Job:
Starting with the first line of the listing, quote each line exactly until and including the one with "import pandas as pd", leaving pictures out.

Given material:
- - - - - - -

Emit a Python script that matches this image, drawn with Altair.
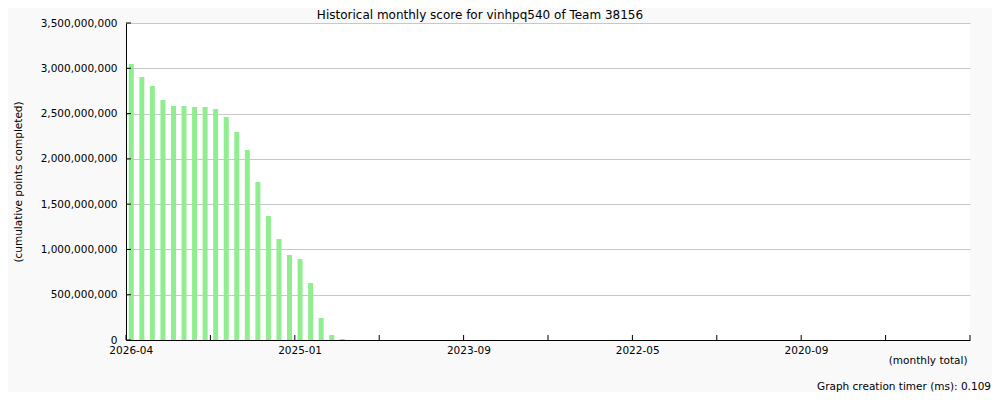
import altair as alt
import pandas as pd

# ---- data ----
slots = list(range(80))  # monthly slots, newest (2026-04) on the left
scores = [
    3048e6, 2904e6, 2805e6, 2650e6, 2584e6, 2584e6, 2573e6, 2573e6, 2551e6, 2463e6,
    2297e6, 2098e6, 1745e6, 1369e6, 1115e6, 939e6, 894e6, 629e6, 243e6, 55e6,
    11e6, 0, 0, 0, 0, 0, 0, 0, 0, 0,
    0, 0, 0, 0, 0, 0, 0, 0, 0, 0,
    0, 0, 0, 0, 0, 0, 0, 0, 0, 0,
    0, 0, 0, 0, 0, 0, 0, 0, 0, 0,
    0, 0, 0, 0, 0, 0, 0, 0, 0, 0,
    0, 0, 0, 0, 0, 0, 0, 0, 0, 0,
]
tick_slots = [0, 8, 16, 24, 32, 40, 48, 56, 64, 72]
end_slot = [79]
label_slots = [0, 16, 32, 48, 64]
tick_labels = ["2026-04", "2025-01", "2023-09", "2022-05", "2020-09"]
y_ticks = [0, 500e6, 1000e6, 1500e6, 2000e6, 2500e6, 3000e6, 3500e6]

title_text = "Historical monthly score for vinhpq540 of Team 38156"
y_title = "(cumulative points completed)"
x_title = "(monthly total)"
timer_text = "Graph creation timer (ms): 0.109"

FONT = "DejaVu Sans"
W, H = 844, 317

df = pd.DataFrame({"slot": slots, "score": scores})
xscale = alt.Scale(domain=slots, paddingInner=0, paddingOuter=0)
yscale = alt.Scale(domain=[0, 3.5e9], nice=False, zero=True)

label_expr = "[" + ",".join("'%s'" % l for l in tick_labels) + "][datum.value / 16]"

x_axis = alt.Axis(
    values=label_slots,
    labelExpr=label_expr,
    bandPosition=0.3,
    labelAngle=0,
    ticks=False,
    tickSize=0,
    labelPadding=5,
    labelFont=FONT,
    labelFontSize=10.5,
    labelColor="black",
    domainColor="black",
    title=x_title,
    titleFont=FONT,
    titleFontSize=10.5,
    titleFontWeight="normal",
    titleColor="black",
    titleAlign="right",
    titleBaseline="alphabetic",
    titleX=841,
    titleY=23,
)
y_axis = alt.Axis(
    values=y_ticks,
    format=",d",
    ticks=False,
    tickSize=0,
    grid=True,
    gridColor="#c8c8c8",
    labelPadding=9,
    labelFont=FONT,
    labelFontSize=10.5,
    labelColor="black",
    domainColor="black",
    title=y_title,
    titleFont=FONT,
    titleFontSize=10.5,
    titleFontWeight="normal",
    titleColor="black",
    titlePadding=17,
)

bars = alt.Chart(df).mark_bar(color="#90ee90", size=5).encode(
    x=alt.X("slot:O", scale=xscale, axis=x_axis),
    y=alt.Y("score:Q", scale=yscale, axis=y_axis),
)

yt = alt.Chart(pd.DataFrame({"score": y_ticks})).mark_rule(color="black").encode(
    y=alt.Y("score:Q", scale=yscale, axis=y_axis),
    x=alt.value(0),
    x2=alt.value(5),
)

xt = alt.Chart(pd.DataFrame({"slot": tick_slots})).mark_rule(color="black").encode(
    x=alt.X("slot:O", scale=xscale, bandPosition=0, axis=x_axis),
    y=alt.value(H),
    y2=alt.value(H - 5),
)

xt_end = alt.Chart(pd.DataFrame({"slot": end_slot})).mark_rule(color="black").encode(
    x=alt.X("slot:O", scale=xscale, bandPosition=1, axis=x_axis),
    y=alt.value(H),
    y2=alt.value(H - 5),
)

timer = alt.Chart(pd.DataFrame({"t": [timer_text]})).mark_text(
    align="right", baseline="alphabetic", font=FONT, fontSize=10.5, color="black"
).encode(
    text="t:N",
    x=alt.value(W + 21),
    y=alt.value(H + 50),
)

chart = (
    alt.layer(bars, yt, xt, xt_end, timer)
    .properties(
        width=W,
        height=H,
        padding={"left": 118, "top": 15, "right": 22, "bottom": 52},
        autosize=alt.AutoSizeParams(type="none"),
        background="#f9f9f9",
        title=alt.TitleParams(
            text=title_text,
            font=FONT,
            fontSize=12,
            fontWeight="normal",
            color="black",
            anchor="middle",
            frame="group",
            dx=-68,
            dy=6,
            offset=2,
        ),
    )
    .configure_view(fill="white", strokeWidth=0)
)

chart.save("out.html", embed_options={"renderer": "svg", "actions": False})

- - - - - - -

Final result:
Emit a Python script that matches this image, drawn with Altair.
import altair as alt
import pandas as pd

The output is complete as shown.